Begin EXTRACTED ENTRIES
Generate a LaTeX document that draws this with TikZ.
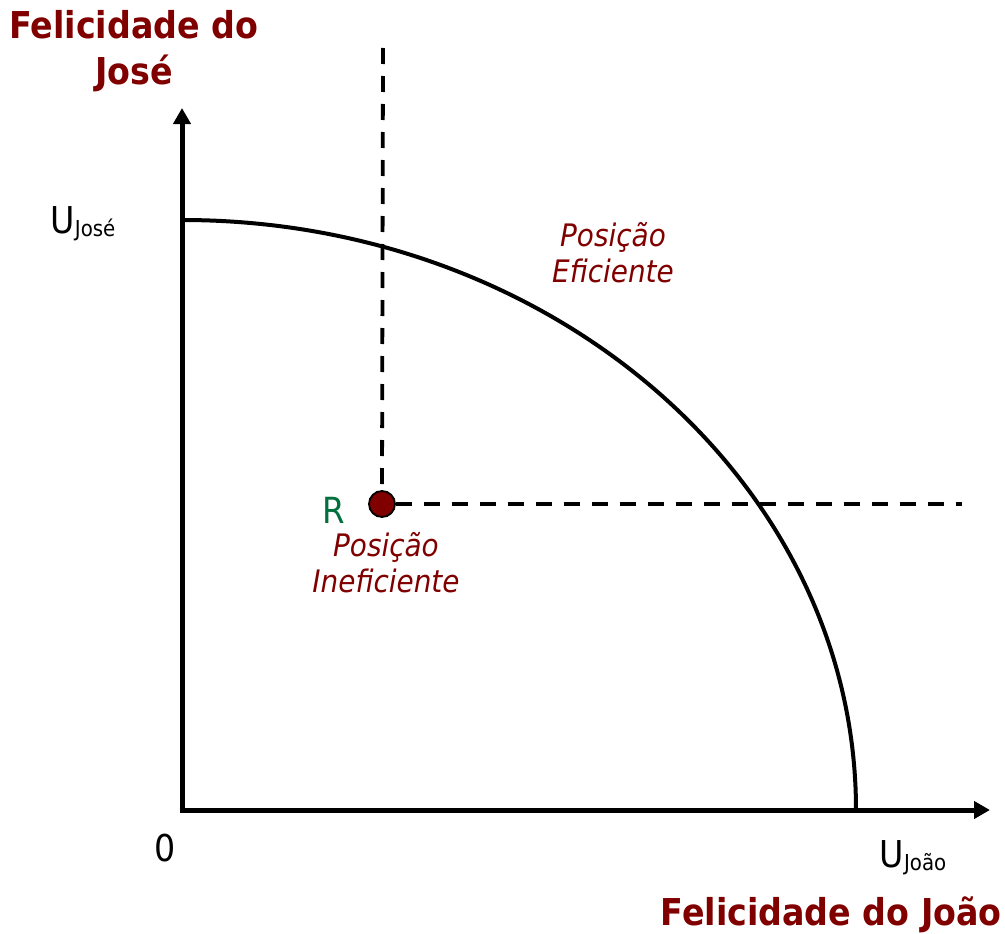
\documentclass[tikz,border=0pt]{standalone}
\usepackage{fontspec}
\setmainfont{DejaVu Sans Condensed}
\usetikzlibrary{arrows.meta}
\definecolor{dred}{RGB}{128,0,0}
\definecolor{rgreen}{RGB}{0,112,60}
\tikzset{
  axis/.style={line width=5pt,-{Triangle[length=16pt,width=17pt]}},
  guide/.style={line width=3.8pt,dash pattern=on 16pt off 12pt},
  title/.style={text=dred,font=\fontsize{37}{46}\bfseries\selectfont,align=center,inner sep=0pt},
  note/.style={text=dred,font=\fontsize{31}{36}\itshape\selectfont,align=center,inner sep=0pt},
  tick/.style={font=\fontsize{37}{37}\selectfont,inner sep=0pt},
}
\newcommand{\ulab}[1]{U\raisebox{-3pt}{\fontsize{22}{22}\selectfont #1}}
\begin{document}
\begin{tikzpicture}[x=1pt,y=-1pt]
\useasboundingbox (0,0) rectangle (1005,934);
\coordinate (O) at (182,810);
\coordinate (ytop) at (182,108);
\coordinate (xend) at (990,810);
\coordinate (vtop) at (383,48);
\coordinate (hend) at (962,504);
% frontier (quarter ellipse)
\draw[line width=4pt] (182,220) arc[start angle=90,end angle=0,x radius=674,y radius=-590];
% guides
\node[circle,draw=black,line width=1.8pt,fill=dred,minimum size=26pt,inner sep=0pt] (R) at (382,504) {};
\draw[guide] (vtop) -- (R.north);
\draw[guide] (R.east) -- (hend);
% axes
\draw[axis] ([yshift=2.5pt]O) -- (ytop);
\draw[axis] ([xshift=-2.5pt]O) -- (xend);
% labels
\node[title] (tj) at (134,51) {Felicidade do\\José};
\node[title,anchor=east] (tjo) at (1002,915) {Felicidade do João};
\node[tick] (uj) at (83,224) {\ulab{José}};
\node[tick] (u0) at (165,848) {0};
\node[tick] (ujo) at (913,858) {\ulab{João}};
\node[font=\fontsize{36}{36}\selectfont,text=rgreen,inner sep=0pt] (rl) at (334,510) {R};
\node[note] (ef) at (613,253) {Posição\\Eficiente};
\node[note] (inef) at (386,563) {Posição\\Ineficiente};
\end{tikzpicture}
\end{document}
End EXTRACTED ENTRIES
Begin EXTRACTED ENTRIES
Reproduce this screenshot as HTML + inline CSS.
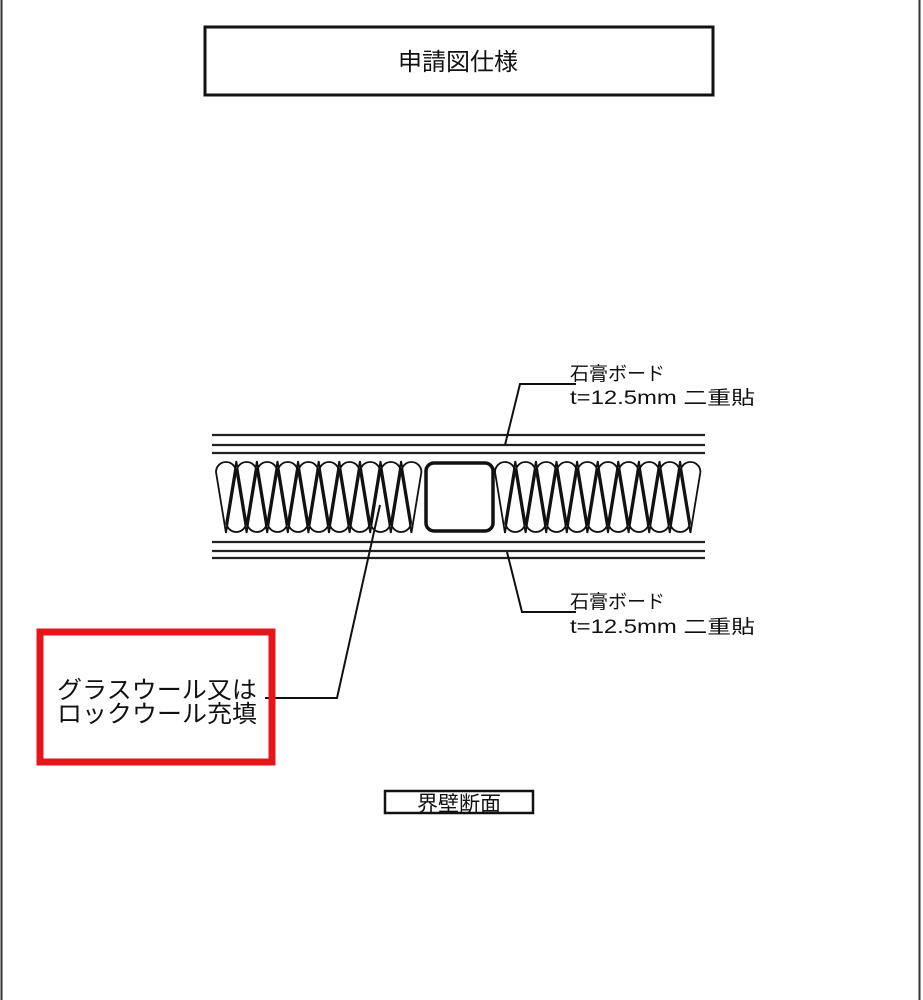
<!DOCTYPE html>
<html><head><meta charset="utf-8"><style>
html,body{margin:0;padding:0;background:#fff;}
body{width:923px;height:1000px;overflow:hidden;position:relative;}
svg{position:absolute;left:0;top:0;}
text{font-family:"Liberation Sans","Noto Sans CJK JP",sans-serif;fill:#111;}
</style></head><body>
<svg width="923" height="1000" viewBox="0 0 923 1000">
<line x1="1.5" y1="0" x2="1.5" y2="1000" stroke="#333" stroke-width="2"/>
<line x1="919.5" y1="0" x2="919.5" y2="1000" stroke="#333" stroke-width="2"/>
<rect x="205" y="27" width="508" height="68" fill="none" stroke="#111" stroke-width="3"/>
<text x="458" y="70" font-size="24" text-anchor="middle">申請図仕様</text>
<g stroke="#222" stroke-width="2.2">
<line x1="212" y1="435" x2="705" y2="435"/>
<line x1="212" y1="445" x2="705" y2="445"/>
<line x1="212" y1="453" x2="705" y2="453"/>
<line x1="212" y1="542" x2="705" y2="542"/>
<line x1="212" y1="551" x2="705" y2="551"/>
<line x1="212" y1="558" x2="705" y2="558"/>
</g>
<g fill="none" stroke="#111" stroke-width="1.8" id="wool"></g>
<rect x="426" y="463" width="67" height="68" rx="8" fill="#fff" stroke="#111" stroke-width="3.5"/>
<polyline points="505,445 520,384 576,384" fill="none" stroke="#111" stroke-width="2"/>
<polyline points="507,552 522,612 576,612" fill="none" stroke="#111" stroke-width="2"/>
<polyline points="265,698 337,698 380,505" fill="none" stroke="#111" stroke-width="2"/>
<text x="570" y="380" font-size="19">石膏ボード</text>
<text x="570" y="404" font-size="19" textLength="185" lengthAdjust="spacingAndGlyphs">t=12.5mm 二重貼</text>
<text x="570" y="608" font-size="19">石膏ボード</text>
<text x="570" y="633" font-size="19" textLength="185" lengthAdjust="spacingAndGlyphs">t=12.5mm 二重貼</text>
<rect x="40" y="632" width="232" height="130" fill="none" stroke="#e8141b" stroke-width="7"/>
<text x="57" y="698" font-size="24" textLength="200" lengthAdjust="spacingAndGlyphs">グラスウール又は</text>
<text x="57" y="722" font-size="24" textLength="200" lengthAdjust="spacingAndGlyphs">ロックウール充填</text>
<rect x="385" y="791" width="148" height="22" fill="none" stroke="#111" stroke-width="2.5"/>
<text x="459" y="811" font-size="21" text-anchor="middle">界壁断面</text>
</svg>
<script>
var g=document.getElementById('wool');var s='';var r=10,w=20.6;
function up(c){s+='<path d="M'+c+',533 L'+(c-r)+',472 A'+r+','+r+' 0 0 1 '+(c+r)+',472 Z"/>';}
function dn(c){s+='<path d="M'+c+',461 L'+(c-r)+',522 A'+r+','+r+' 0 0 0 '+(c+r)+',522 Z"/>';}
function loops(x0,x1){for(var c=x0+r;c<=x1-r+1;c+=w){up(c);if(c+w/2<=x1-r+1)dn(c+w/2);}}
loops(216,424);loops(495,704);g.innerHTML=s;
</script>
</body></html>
End EXTRACTED ENTRIES
• **WHAT NEEDS TO BE DONE**
Where a line contains the string "this", extract that line.

• **EXERCISE ANSWER**
Generate a LaTeX document that draws this with TikZ.
Reproduce this screenshot as HTML + inline CSS.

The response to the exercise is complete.